The belt-tightening measures at Harrow Civic Centre have been prompted by a reduction of £3.95m in the amount of money the authority will receive from central government as part of the national austerity measures.

Leader of the council, Councillor Bill Stephenson (Labour) condemned the decrease, saying it 'threatens vital services', while the deputy leader of the Conservative opposition, Councillor Barry Macleod-Cullinane, said the Tory-Lib Dem coalition was being 'decisive' and 'tough'.

The majority of the £3.95m grant reduction is in the form of the halving of area-based grants, which are set aside for projects, such as St George's Day celebrations and breastfeeding initiatives, which are jointly delivered by two public bodies under the auspices of the Harrow Strategic Partnership.

It will be up to the partnership board to decide at a meeting on July 22 where the axe should fall in order to save the necessary £2.3m.

Meanwhile, Harrow's Labour administration has control over how to rein in spending to meet the £1.3m of the remainder, with the final £350,000 being lost in a severed business-specific grant.

Mr Stephenson has ruled out dipping into the council's reserves, giving the following indications of the pro-rata size of cuts each department will be asked to make: Adults and housing £455,000; children's services £220,000; community and environment £300,000; place shaping £40,000; chief executive's £100,000; legal and governance £40,000; and finance £145,000.

The council's cabinet committee will debate the proposed £1.3m savings at its meeting on Thursday and while Mr Stephenson would not be drawn on any of the detail, he said: "We're looking at a series of options and working through them, and we're trying genuinely to make savings that are not cuts.

"We're changing the way we're delivering services to save money and, in some cases, actually improve the service.
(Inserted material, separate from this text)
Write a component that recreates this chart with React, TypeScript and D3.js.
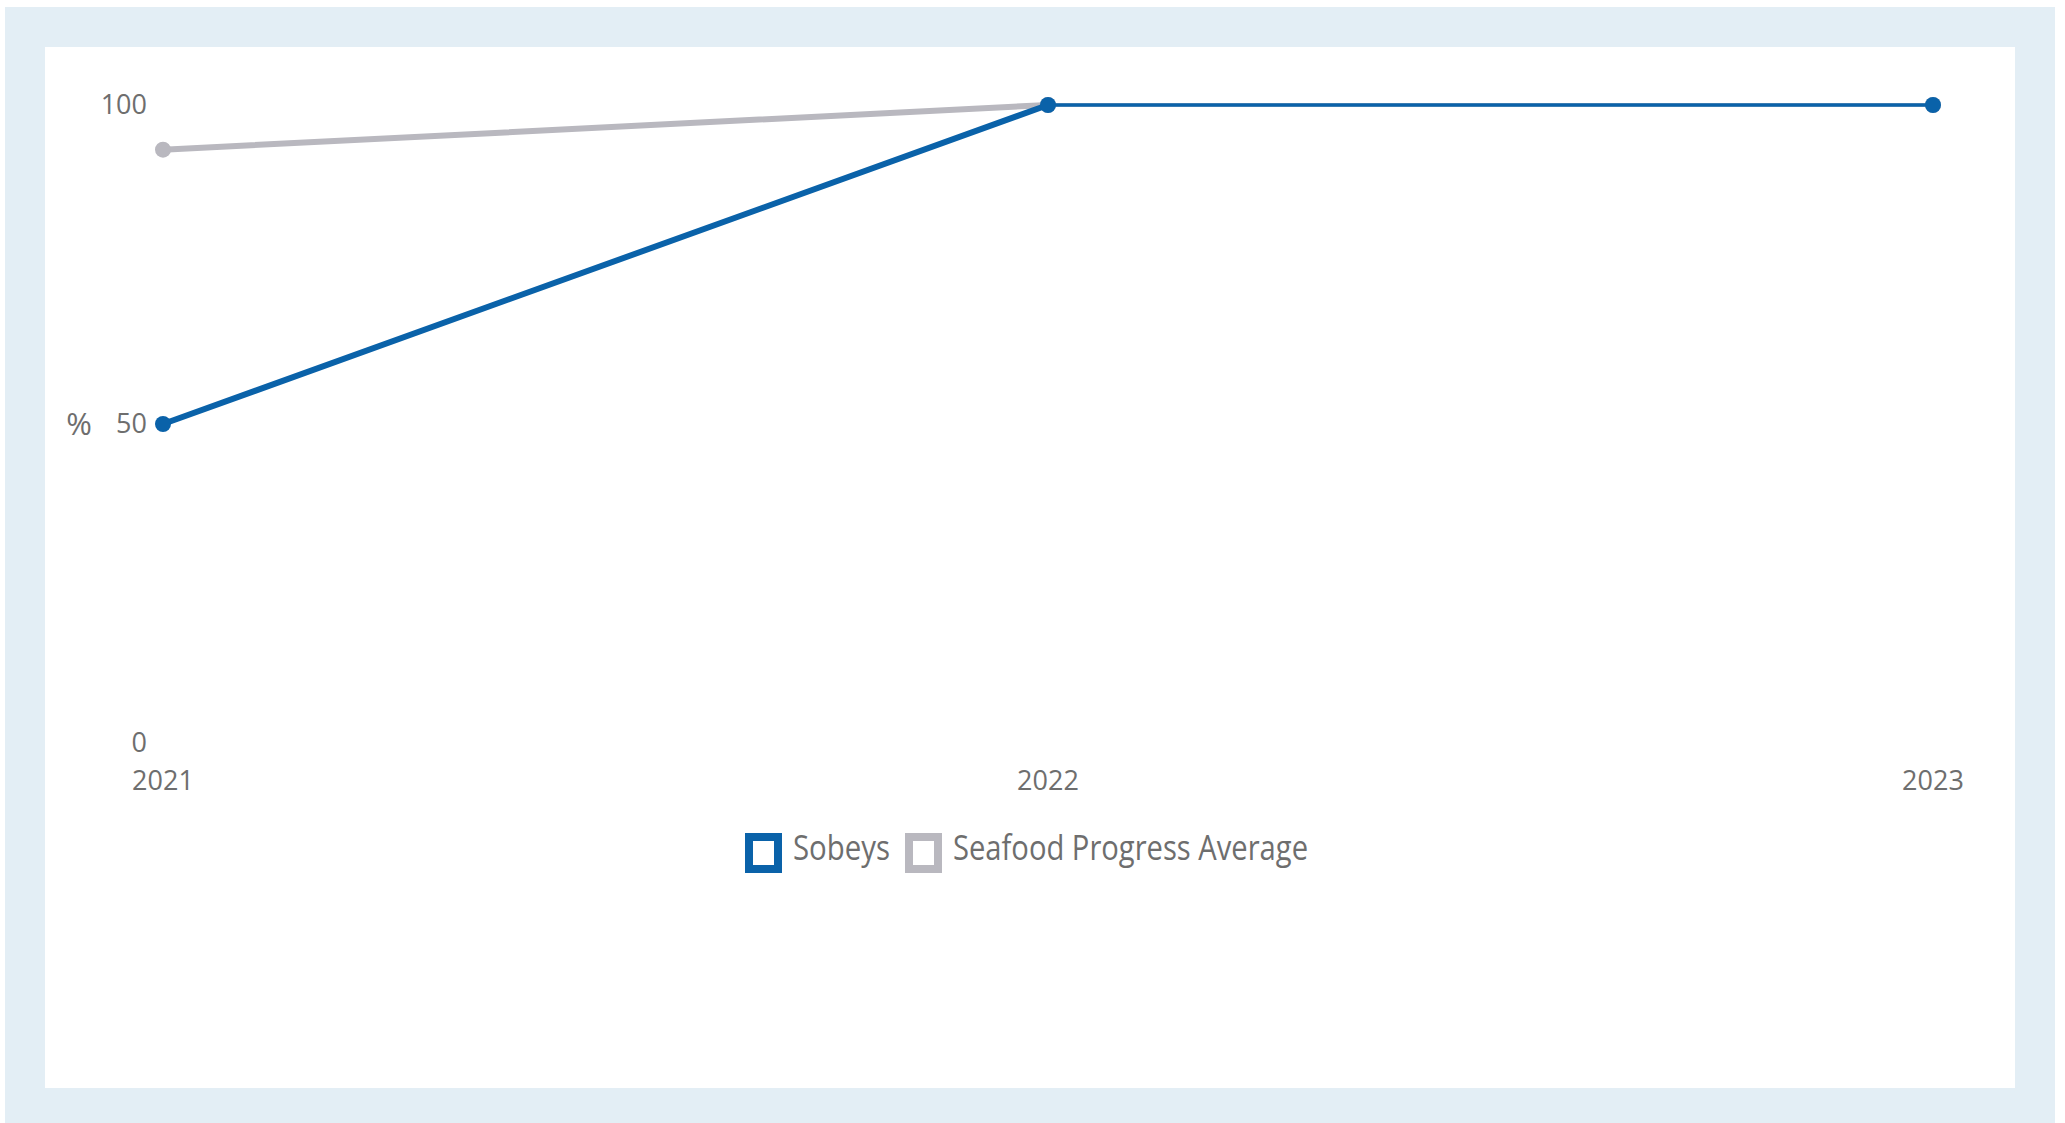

We don't dispute the fact that our national deficit needs to be tackled but cutting budgets three months into the financial year is not the way to go and simply threatens vital services that have a huge impact on the lives of our residents."

Mr Barry Macleod-Cullinane said: "We're now paying the price for Labour's 13 years of waste and incompetence. The Conservative-led coalition is being decisive and is making the tough but necessary choices to sort the mess that Gordon Brown left the nation's finances in. That decisiveness of action seems to be something Councillor Stephenson is utterly lacking."